# Data section
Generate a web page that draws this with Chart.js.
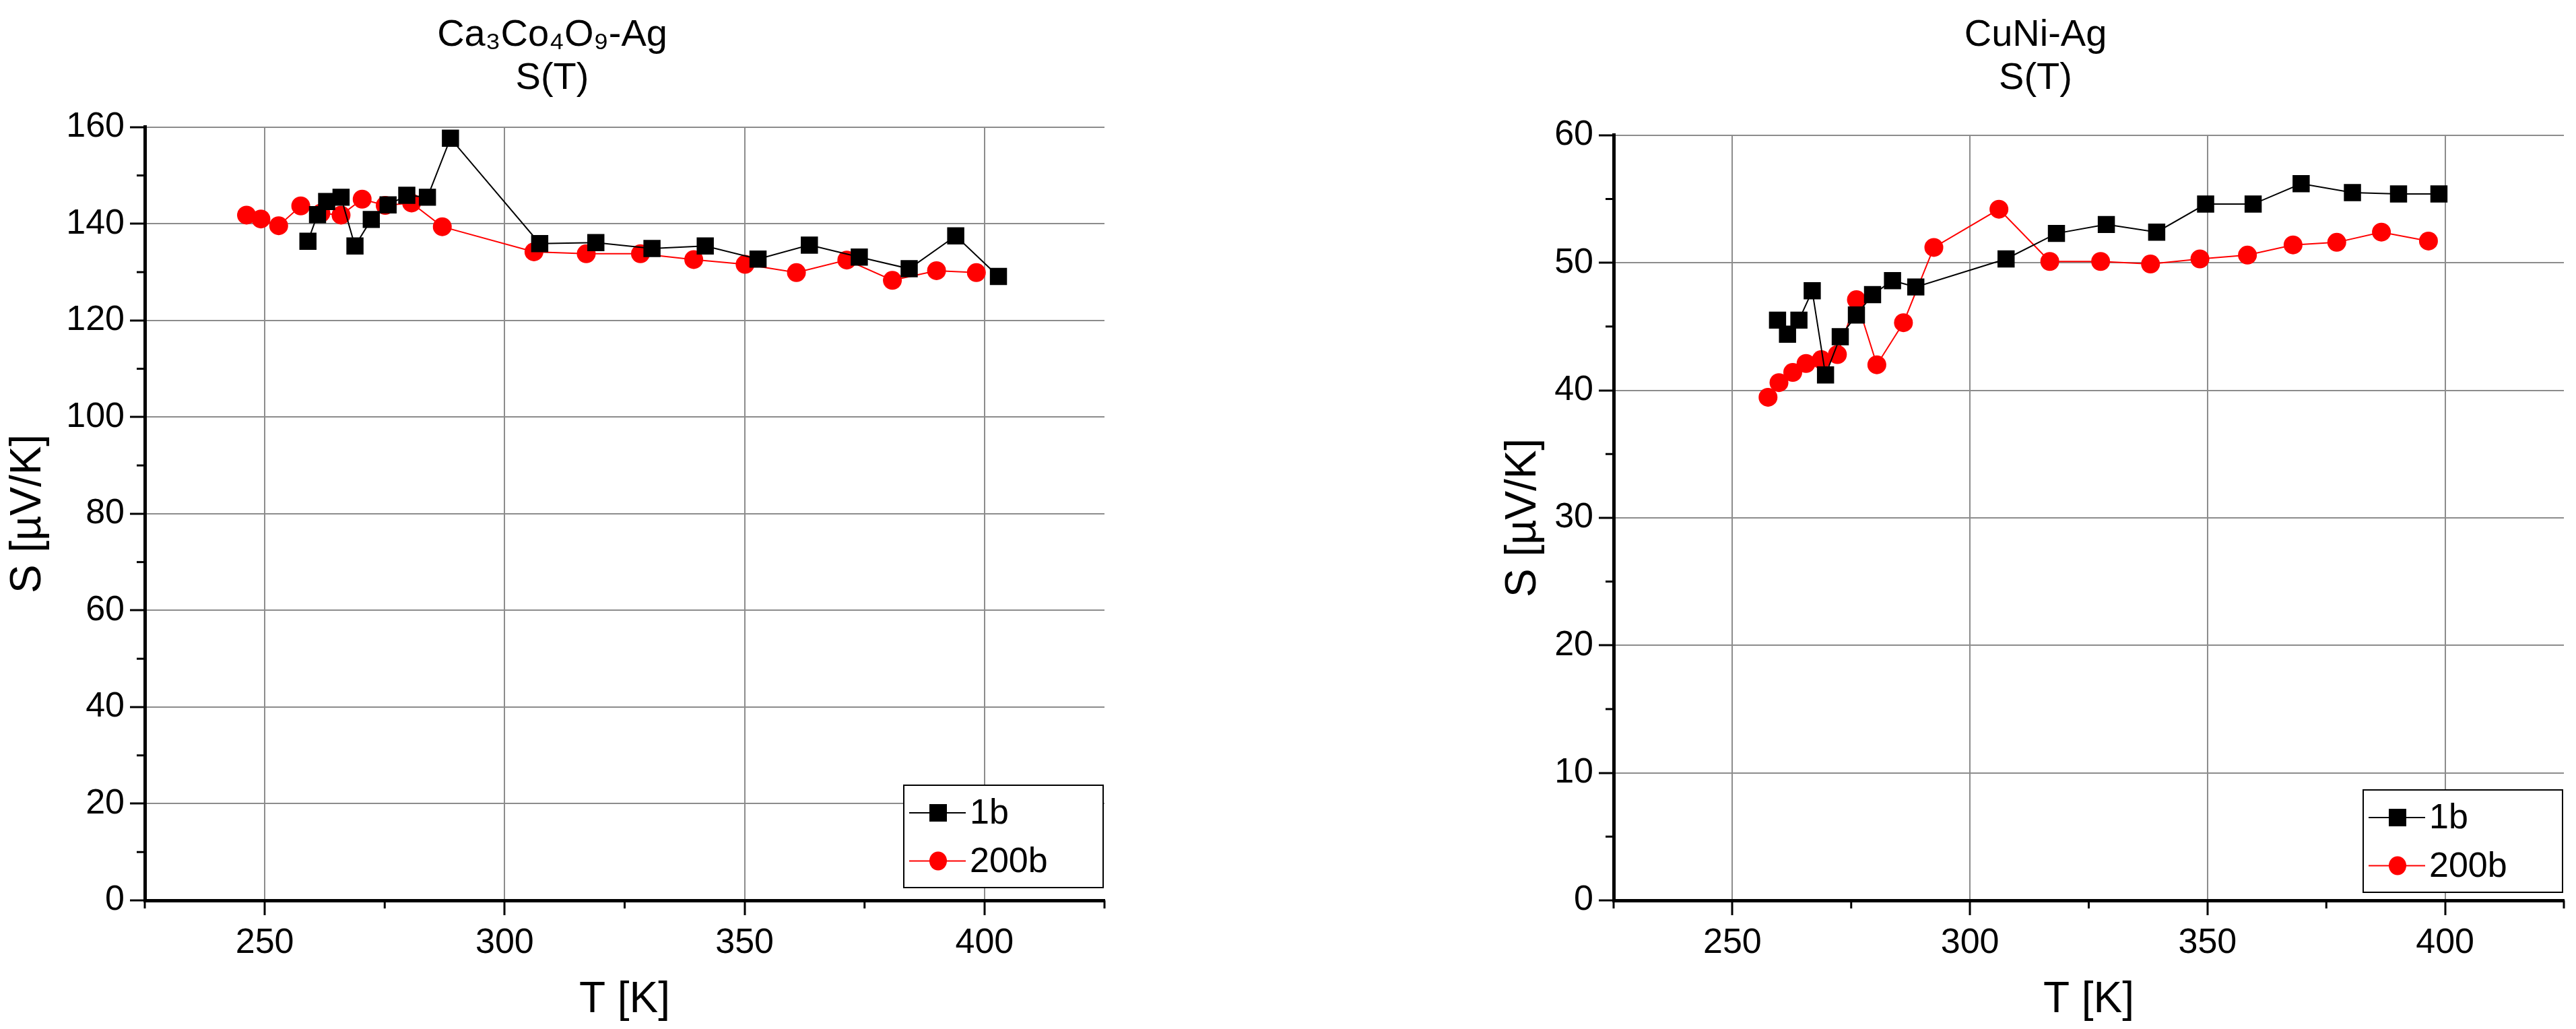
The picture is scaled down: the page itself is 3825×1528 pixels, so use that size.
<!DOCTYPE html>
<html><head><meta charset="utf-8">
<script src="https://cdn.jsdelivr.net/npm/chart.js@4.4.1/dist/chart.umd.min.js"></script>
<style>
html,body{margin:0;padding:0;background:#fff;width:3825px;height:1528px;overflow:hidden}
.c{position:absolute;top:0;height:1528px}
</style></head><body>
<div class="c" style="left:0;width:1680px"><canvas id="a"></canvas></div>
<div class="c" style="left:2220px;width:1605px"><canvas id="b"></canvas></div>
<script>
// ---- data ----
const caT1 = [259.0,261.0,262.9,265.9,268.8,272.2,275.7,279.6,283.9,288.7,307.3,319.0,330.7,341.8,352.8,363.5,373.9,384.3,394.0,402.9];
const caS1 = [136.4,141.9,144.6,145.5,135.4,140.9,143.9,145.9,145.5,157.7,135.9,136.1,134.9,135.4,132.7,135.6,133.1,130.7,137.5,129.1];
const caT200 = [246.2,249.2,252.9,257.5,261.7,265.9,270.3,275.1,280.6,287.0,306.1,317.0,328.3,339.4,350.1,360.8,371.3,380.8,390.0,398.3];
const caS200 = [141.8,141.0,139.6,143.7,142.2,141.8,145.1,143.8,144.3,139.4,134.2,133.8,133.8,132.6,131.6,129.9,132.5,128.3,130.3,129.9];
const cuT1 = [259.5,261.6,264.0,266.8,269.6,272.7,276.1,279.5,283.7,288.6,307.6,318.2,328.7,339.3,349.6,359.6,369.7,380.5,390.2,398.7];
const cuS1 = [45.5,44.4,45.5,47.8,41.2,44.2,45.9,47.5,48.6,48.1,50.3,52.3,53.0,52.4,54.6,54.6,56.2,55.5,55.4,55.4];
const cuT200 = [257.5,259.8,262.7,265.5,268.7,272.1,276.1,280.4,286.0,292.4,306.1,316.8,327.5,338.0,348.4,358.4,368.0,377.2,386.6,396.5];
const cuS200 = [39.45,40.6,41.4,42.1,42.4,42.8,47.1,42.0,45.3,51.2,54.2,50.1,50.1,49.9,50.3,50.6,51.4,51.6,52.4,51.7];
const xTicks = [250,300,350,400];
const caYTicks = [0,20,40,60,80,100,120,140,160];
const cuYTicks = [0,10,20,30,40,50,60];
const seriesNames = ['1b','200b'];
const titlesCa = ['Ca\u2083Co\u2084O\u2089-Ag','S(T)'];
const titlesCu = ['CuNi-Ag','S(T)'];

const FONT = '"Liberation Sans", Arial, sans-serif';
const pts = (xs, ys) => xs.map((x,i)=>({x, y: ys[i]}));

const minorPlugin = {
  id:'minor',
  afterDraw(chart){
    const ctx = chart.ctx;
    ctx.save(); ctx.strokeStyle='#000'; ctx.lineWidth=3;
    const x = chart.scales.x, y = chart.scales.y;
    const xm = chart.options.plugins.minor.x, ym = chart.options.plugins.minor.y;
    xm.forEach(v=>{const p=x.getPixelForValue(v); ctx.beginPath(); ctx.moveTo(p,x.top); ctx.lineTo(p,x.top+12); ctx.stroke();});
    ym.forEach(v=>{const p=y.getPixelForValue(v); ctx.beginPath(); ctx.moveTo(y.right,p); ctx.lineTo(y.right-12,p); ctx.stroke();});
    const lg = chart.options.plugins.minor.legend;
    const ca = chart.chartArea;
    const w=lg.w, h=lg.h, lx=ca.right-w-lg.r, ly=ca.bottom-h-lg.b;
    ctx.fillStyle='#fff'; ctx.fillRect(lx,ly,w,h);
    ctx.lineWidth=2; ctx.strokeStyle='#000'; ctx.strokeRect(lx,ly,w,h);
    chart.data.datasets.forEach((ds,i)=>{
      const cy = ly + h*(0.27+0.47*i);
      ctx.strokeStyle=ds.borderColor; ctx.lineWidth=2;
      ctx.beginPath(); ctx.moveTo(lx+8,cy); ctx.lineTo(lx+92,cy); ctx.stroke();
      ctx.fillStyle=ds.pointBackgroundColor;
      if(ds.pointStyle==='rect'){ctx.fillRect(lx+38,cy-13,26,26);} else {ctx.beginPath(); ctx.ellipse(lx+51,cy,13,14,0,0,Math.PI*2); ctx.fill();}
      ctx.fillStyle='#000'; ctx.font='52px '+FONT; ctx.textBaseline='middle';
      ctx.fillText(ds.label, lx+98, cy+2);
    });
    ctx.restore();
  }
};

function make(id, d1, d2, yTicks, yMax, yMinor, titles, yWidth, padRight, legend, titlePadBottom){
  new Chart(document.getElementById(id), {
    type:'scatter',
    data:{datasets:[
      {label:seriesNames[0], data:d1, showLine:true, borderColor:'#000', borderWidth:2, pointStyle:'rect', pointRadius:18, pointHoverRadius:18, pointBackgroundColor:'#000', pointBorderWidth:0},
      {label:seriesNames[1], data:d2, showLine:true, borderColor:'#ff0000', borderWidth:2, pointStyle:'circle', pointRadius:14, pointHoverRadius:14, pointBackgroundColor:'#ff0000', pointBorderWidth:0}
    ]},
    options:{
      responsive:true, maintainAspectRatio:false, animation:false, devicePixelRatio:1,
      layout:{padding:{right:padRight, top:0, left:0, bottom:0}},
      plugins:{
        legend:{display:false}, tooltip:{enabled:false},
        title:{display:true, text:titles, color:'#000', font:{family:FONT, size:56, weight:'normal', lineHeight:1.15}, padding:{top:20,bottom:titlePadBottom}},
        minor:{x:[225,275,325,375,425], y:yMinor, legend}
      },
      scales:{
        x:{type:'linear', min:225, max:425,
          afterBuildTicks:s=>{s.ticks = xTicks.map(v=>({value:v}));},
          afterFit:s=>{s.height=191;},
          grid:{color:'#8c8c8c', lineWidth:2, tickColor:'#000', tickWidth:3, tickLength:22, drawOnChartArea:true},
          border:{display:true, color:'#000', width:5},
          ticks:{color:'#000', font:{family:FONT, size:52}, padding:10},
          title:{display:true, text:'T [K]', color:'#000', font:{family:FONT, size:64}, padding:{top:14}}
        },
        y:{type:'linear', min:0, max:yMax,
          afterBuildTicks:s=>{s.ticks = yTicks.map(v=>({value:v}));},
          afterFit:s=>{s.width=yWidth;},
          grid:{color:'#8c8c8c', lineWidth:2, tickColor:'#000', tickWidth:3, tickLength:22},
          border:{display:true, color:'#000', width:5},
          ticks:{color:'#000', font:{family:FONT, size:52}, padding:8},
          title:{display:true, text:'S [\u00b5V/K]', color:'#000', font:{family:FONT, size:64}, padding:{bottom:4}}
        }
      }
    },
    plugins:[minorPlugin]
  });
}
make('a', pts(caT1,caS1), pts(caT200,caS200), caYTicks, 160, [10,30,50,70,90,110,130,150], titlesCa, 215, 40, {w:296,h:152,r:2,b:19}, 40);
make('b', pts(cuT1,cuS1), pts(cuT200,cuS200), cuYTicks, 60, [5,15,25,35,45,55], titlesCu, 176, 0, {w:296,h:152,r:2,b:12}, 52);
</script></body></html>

# Problem
Reproduce the listing exactly. Leave its pictures out.

# Output
Generate a web page that draws this with Chart.js.
The picture is scaled down: the page itself is 3825×1528 pixels, so use that size.
<!DOCTYPE html>
<html><head><meta charset="utf-8">
<script src="https://cdn.jsdelivr.net/npm/chart.js@4.4.1/dist/chart.umd.min.js"></script>
<style>
html,body{margin:0;padding:0;background:#fff;width:3825px;height:1528px;overflow:hidden}
.c{position:absolute;top:0;height:1528px}
</style></head><body>
<div class="c" style="left:0;width:1680px"><canvas id="a"></canvas></div>
<div class="c" style="left:2220px;width:1605px"><canvas id="b"></canvas></div>
<script>
// ---- data ----
const caT1 = [259.0,261.0,262.9,265.9,268.8,272.2,275.7,279.6,283.9,288.7,307.3,319.0,330.7,341.8,352.8,363.5,373.9,384.3,394.0,402.9];
const caS1 = [136.4,141.9,144.6,145.5,135.4,140.9,143.9,145.9,145.5,157.7,135.9,136.1,134.9,135.4,132.7,135.6,133.1,130.7,137.5,129.1];
const caT200 = [246.2,249.2,252.9,257.5,261.7,265.9,270.3,275.1,280.6,287.0,306.1,317.0,328.3,339.4,350.1,360.8,371.3,380.8,390.0,398.3];
const caS200 = [141.8,141.0,139.6,143.7,142.2,141.8,145.1,143.8,144.3,139.4,134.2,133.8,133.8,132.6,131.6,129.9,132.5,128.3,130.3,129.9];
const cuT1 = [259.5,261.6,264.0,266.8,269.6,272.7,276.1,279.5,283.7,288.6,307.6,318.2,328.7,339.3,349.6,359.6,369.7,380.5,390.2,398.7];
const cuS1 = [45.5,44.4,45.5,47.8,41.2,44.2,45.9,47.5,48.6,48.1,50.3,52.3,53.0,52.4,54.6,54.6,56.2,55.5,55.4,55.4];
const cuT200 = [257.5,259.8,262.7,265.5,268.7,272.1,276.1,280.4,286.0,292.4,306.1,316.8,327.5,338.0,348.4,358.4,368.0,377.2,386.6,396.5];
const cuS200 = [39.45,40.6,41.4,42.1,42.4,42.8,47.1,42.0,45.3,51.2,54.2,50.1,50.1,49.9,50.3,50.6,51.4,51.6,52.4,51.7];
const xTicks = [250,300,350,400];
const caYTicks = [0,20,40,60,80,100,120,140,160];
const cuYTicks = [0,10,20,30,40,50,60];
const seriesNames = ['1b','200b'];
const titlesCa = ['Ca\u2083Co\u2084O\u2089-Ag','S(T)'];
const titlesCu = ['CuNi-Ag','S(T)'];

const FONT = '"Liberation Sans", Arial, sans-serif';
const pts = (xs, ys) => xs.map((x,i)=>({x, y: ys[i]}));

const minorPlugin = {
  id:'minor',
  afterDraw(chart){
    const ctx = chart.ctx;
    ctx.save(); ctx.strokeStyle='#000'; ctx.lineWidth=3;
    const x = chart.scales.x, y = chart.scales.y;
    const xm = chart.options.plugins.minor.x, ym = chart.options.plugins.minor.y;
    xm.forEach(v=>{const p=x.getPixelForValue(v); ctx.beginPath(); ctx.moveTo(p,x.top); ctx.lineTo(p,x.top+12); ctx.stroke();});
    ym.forEach(v=>{const p=y.getPixelForValue(v); ctx.beginPath(); ctx.moveTo(y.right,p); ctx.lineTo(y.right-12,p); ctx.stroke();});
    const lg = chart.options.plugins.minor.legend;
    const ca = chart.chartArea;
    const w=lg.w, h=lg.h, lx=ca.right-w-lg.r, ly=ca.bottom-h-lg.b;
    ctx.fillStyle='#fff'; ctx.fillRect(lx,ly,w,h);
    ctx.lineWidth=2; ctx.strokeStyle='#000'; ctx.strokeRect(lx,ly,w,h);
    chart.data.datasets.forEach((ds,i)=>{
      const cy = ly + h*(0.27+0.47*i);
      ctx.strokeStyle=ds.borderColor; ctx.lineWidth=2;
      ctx.beginPath(); ctx.moveTo(lx+8,cy); ctx.lineTo(lx+92,cy); ctx.stroke();
      ctx.fillStyle=ds.pointBackgroundColor;
      if(ds.pointStyle==='rect'){ctx.fillRect(lx+38,cy-13,26,26);} else {ctx.beginPath(); ctx.ellipse(lx+51,cy,13,14,0,0,Math.PI*2); ctx.fill();}
      ctx.fillStyle='#000'; ctx.font='52px '+FONT; ctx.textBaseline='middle';
      ctx.fillText(ds.label, lx+98, cy+2);
    });
    ctx.restore();
  }
};

function make(id, d1, d2, yTicks, yMax, yMinor, titles, yWidth, padRight, legend, titlePadBottom){
  new Chart(document.getElementById(id), {
    type:'scatter',
    data:{datasets:[
      {label:seriesNames[0], data:d1, showLine:true, borderColor:'#000', borderWidth:2, pointStyle:'rect', pointRadius:18, pointHoverRadius:18, pointBackgroundColor:'#000', pointBorderWidth:0},
      {label:seriesNames[1], data:d2, showLine:true, borderColor:'#ff0000', borderWidth:2, pointStyle:'circle', pointRadius:14, pointHoverRadius:14, pointBackgroundColor:'#ff0000', pointBorderWidth:0}
    ]},
    options:{
      responsive:true, maintainAspectRatio:false, animation:false, devicePixelRatio:1,
      layout:{padding:{right:padRight, top:0, left:0, bottom:0}},
      plugins:{
        legend:{display:false}, tooltip:{enabled:false},
        title:{display:true, text:titles, color:'#000', font:{family:FONT, size:56, weight:'normal', lineHeight:1.15}, padding:{top:20,bottom:titlePadBottom}},
        minor:{x:[225,275,325,375,425], y:yMinor, legend}
      },
      scales:{
        x:{type:'linear', min:225, max:425,
          afterBuildTicks:s=>{s.ticks = xTicks.map(v=>({value:v}));},
          afterFit:s=>{s.height=191;},
          grid:{color:'#8c8c8c', lineWidth:2, tickColor:'#000', tickWidth:3, tickLength:22, drawOnChartArea:true},
          border:{display:true, color:'#000', width:5},
          ticks:{color:'#000', font:{family:FONT, size:52}, padding:10},
          title:{display:true, text:'T [K]', color:'#000', font:{family:FONT, size:64}, padding:{top:14}}
        },
        y:{type:'linear', min:0, max:yMax,
          afterBuildTicks:s=>{s.ticks = yTicks.map(v=>({value:v}));},
          afterFit:s=>{s.width=yWidth;},
          grid:{color:'#8c8c8c', lineWidth:2, tickColor:'#000', tickWidth:3, tickLength:22},
          border:{display:true, color:'#000', width:5},
          ticks:{color:'#000', font:{family:FONT, size:52}, padding:8},
          title:{display:true, text:'S [\u00b5V/K]', color:'#000', font:{family:FONT, size:64}, padding:{bottom:4}}
        }
      }
    },
    plugins:[minorPlugin]
  });
}
make('a', pts(caT1,caS1), pts(caT200,caS200), caYTicks, 160, [10,30,50,70,90,110,130,150], titlesCa, 215, 40, {w:296,h:152,r:2,b:19}, 40);
make('b', pts(cuT1,cuS1), pts(cuT200,cuS200), cuYTicks, 60, [5,15,25,35,45,55], titlesCu, 176, 0, {w:296,h:152,r:2,b:12}, 52);
</script></body></html>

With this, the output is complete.